Calgary mayor thinks religious tolerance is a one-way street, a point he made again brutally at Christmas
Ezra Levant ,QMI Agency
Calgary’s Muslim mayor, Naheed Nenshi, has been held up as a symbol of the city’s tolerance. Which is ironic, given his own anti-Christian bigotry in return.
Last week, Nenshi ordered city police, backed up with a ridiculously large contingent of private security, to arrest a Christian pastor and five of his congregants who had the temerity to lead a Christmas service in the public atrium of Calgary’s City Hall.
Artur Pawlowski, lead pastor of Calgary’s Street Church, had foolishly taken the mayor at his word when he described city hall as the city’s “living room,” open to all.
What Pawlowski didn’t understand is that Nenshi didn’t mean Christians. Nenshi meant his own co-religionists — no, not Muslims, but the leftist activists who had comprised the Occupy Calgary protests for two months with Nenshi’s blessing.
Nenshi permitted that two-month trespass in a public park, claiming the “Charter” prevented him from evicting the socialists, communists, anarchists and petty criminals who inhabited downtown Calgary’s Olympic Plaza.

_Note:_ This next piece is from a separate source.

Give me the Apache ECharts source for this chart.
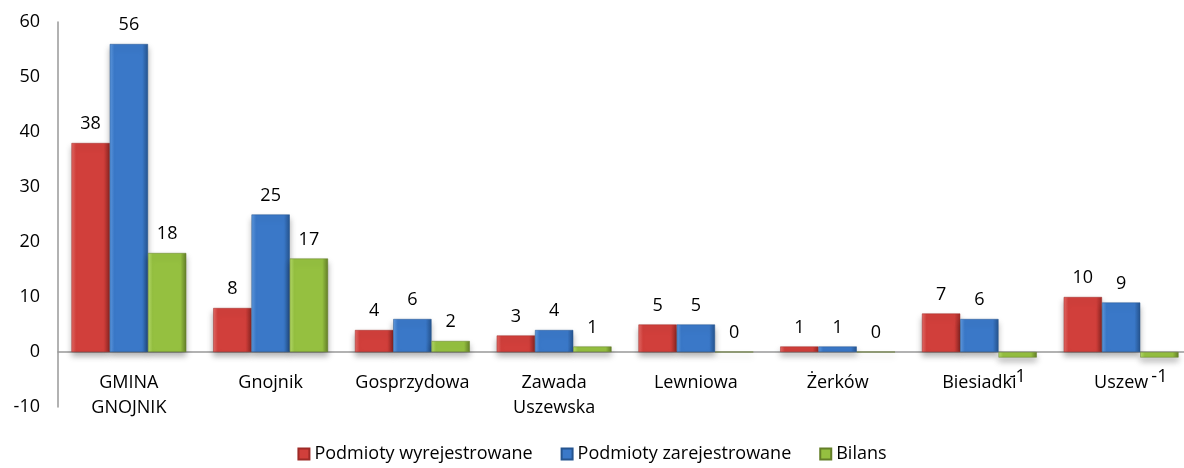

Of course, there is no Charter guarantee to set up tents, do drugs and have public sex in a city park.
Here’s how Nenshi defended turning a blind eye to law breaking: “It’s funny, the number of people who have talked to me in the last couple of days who have said ‘the Occupy Calgary people need to get off Olympic Plaza so that all citizens can have rights to their front lawn.’ And I say, OK, so all citizens except the ones you don’t like should have a right to the front lawn. Because all means all in my opinion.”
All means all.
Unless they’re Christians having a peaceful, drug-free, sex-free celebration of Christmas in the people’s “living room.” Then Nenshi sends in boys with the billy clubs. For a pastor singing Christmas carols and reading Bible passages.
This isn’t the first time Nenshi — or the city of Calgary — has harassed Pawlowski or his Street Church. Over the past six years, Pawlowski has literally been to court more than 70 times fighting against a series of tickets, charges and other fabricated penalties cooked up by City Hall — none of which was applied to Nenshi’s favourites in the Occupy movement.
He has been charged by the City of Calgary for such horrific crimes as serving food and drink without proper permits.
But Pawlowski’s mission is to bring meals to the homeless who are turned away from official shelters because they are still abusing drugs or alcohol.
Occupy didn’t have permits for their food, either. But because Pawlowski does so in the name of Christian charity, Nenshi targeted him.
Don’t take Pawlowski’s word for it. Judge after judge has condemned the city’s behaviour. One trial judge said the city bylaw officers engaged in “abusive conduct.”
This year, an appeal judge said the city’s bullying of Pawlowski came “precariously close to being excessive and an abuse of power.”
For a few weeks, Nenshi’s policy of anything goes on public property was a reprieve for Pawlowski. While Occupy Calgary was allowed to break the laws, Pawlowski was allowed to minister to the homeless, too. But now that it’s cold and Occupy Calgary has gone back to their parents’ basements, Pawlowski’s brief enjoyment of his real Charter rights — freedom of speech; freedom of religion; freedom of assembly — has been curtailed.
Speaking of grown men who live in their parents’ basement, Nenshi is once again enforcing the law with precisely the brutality and bigotry that Calgary’s courts warned him against. And during Christmas, no less.
Nenshi is a left-wing mayor. That’s not new — Calgary’s last four mayors have been Liberal, as are most of its city councillors. He’s a minority politician in Alberta — that’s hardly new either, in the province that gave us everyone from the Famous Five suffragettes to Canada’s first Hindu and Muslim MPs.
What is new is that the Muslim mayor thinks religious tolerance is a one-way street — a point he made again brutally this Christmas.